Back in July the council submitted to government a public-backed £20m Levelling Up Fund bid to support the transformation of the area into an Arts and Cultural Quarter which includes:
- · A new live music venue
- · Upgrades to the Playhouse
- · New pedestrian focused and engaging public square for events, outdoor performances, cinema, and outdoor dining
- · Contemporary bar and café
- · Artist and maker studio spaces
- · High-quality residential apartments
- · Flexible studios for creative and performing arts, rehearsal space, events, smaller and outdoor performances, and community uses
- · A new art gallery and associated spaces for literary arts, spoken word, education events and visiting exhibitions and installations
- · Green pocket park with natural play installations
- · Accessibility provisions including disabled parking and accessibly designed spaces
- · Upgraded and secure underpass beneath Haydens Road
The council is expected to hear the outcome of the bid at the end of January.
The Occasio House buildings were used as private accommodation and services for young people up to 2016. They never reopened and following the tragic Grenfell Tower fire in 2017, the substantial cost of replacing the cladding and bringing the buildings back into use has posed significant challenges. Over the last 3 years, this position has been exacerbated by increases in construction costs, rendering the reuse and refurbishment of the current building unviable.

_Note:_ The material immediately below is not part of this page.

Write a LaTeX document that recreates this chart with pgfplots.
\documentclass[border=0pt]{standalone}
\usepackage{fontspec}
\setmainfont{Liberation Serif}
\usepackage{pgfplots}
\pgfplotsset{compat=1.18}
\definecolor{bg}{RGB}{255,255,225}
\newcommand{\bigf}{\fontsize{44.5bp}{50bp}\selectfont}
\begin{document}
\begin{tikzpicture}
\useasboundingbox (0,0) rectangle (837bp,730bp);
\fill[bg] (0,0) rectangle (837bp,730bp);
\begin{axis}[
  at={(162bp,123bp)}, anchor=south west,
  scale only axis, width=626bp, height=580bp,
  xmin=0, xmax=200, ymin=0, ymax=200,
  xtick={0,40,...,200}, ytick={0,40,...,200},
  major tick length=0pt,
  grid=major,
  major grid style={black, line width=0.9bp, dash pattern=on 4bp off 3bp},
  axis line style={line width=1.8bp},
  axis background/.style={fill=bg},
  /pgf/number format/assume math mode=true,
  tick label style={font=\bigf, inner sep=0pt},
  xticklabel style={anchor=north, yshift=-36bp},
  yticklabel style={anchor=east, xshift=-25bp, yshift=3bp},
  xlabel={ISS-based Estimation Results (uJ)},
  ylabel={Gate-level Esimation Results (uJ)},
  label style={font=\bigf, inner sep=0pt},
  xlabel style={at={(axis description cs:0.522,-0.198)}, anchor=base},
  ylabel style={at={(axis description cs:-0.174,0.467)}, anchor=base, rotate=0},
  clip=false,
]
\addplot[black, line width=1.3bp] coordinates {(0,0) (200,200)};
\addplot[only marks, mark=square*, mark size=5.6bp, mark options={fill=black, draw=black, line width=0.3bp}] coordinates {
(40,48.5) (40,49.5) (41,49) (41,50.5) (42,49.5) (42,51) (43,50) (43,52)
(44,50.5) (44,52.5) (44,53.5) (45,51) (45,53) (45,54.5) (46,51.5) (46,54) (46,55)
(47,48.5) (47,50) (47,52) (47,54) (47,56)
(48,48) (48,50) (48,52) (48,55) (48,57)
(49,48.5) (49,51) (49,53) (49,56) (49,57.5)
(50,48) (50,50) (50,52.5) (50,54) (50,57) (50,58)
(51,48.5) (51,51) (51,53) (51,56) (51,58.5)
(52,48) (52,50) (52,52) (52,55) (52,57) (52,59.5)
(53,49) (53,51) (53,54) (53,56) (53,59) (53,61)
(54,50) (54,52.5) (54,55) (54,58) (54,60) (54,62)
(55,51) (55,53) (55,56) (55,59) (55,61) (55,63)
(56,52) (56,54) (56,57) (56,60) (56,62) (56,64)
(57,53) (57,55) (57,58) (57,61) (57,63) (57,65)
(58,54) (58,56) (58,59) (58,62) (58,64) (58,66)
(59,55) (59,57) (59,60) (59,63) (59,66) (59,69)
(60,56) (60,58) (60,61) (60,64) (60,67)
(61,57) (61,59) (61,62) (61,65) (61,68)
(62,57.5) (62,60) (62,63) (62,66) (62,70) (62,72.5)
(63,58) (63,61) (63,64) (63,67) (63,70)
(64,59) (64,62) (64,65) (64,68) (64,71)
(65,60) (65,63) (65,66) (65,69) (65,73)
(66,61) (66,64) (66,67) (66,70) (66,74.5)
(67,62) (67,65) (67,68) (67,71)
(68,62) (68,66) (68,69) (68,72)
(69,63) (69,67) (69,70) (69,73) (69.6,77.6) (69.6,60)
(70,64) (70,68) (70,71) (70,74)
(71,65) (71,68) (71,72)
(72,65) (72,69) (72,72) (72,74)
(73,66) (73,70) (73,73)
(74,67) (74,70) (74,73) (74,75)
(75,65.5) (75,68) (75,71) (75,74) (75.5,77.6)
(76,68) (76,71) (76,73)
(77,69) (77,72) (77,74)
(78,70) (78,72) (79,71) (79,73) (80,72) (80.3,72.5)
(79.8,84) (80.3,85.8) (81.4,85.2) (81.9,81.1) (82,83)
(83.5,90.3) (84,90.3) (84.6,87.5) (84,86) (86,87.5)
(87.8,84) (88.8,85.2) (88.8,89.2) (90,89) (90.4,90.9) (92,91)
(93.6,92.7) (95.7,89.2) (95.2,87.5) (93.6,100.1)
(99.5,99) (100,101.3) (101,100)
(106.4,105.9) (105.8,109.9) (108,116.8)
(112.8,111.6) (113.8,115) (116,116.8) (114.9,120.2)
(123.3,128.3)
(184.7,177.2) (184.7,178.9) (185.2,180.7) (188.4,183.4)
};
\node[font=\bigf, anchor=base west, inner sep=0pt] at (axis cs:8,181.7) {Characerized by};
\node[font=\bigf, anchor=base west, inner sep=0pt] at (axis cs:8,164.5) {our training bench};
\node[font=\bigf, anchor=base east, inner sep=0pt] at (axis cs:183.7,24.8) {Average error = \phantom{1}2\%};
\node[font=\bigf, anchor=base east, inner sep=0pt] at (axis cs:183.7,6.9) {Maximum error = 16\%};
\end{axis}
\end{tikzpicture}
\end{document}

About 18 months ago the cost of bringing the buildings back into use was estimated around £7m.
The council has long planned to buy the site and completed the purchase using funding allocated in its capital programme. The council hopes to start demolition work early in the new year and construction works of the redevelopment shortly after – subject to Government approval of the Levelling Up Fund bid.

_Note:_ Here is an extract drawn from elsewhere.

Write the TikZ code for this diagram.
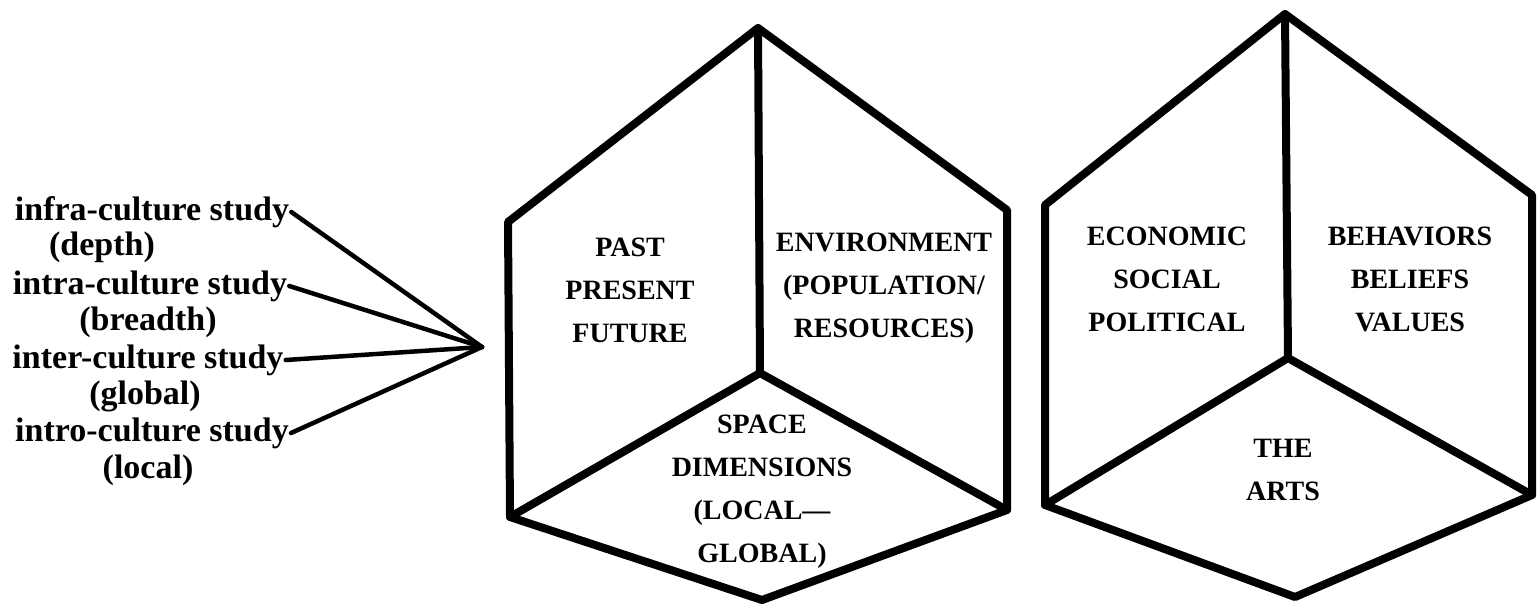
\documentclass[tikz,border=0pt]{standalone}
\usepackage{fontspec}
\setmainfont{Liberation Serif}
\begin{document}
\begin{tikzpicture}[x=1pt,y=-1pt,
  cube/.style={line width=8pt,line join=round,line cap=round},
  conn/.style={line width=4.5pt,line cap=round},
  lbl/.style={font=\fontsize{34}{37}\selectfont\bfseries,inner sep=2pt},
  face/.style={font=\fontsize{28}{43}\selectfont\bfseries,align=center,inner sep=0pt}]
\useasboundingbox (0,0) rectangle (1538,605);
% left labels
\node[lbl] (infra)   at (152,212) {infra-culture study};
\node[lbl] (depth)   at (102,247) {(depth)};
\node[lbl] (intra)   at (150,286) {intra-culture study};
\node[lbl] (breadth) at (148,322) {(breadth)};
\node[lbl] (inter)   at (148,360) {inter-culture study};
\node[lbl] (global)  at (145,396) {(global)};
\node[lbl] (intro)   at (152,433) {intro-culture study};
\node[lbl] (local)   at (148,470) {(local)};
\coordinate (hub) at (482,347);
\draw[conn] (infra.east) -- (hub);
\draw[conn] (intra.east) -- (hub);
\draw[conn] (inter.east) -- (hub);
\draw[conn] (intro.east) -- (hub);
% left cube
\coordinate (A1) at (758,28);
\coordinate (B1) at (508,222);
\coordinate (C1) at (510,517);
\coordinate (D1) at (762,600);
\coordinate (E1) at (1007,510);
\coordinate (F1) at (1007,210);
\coordinate (O1) at (760,373);
\draw[cube] (A1) -- (B1) -- (C1) -- (D1) -- (E1) -- (F1) -- cycle;
\draw[cube] (A1) -- (O1) -- (C1) (O1) -- (E1);
% right cube
\coordinate (A2) at (1285,14);
\coordinate (B2) at (1045,205);
\coordinate (C2) at (1045,505);
\coordinate (D2) at (1295,597);
\coordinate (E2) at (1532,495);
\coordinate (F2) at (1532,195);
\coordinate (O2) at (1288,358);
\draw[cube] (A2) -- (B2) -- (C2) -- (D2) -- (E2) -- (F2) -- cycle;
\draw[cube] (A2) -- (O2) -- (C2) (O2) -- (E2);
% face texts
\node[face] (t1) at (630,290) {PAST\\PRESENT\\FUTURE};
\node[face] (t2) at (884,288) {ENVIRONMENT\\(POPULATION/\\RESOURCES)};
\node[face] (t3) at (762,492) {SPACE\\DIMENSIONS\\(LOCAL—\\GLOBAL)};
\node[face] (t4) at (1167,279) {ECONOMIC\\SOCIAL\\POLITICAL};
\node[face] (t5) at (1410,279) {BEHAVIORS\\BELIEFS\\VALUES};
\node[face] (t6) at (1283,470) {THE\\ARTS};
\end{tikzpicture}
\end{document}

Councillor Dan Swords, Deputy Leader of the Council, said that the council will do what it takes to regenerate Harlow’s town centre, he said:
“The completion of the purchase of the Occasio House site on the same day we bought the Harvey Centre truly shows that we are getting on with our plans to regenerate, support and renew Harlow town centre. There is no doubt that the demise of Occasio House is a sad one – it has stood derelict, unfit for use and blighting the town centre for too long. The action we are taking will ensure we inject new life into this part of the town centre and restore pride.
“Our plan is to redevelop the site into a new high-quality residential development as part of a thriving new Arts and Cultural quarter for the town centre. These major redevelopment plans will transform our town centre and we are getting on with the job of delivering so that no longer are these just plans, but the reality that residents see when they come into the town centre.”
“I want to make it clear to residents that this purchase will not detract us from the delivery of our other priorities. We will be continuing to invest in all our regeneration work such as improving and repairing existing council homes and building new council homes.”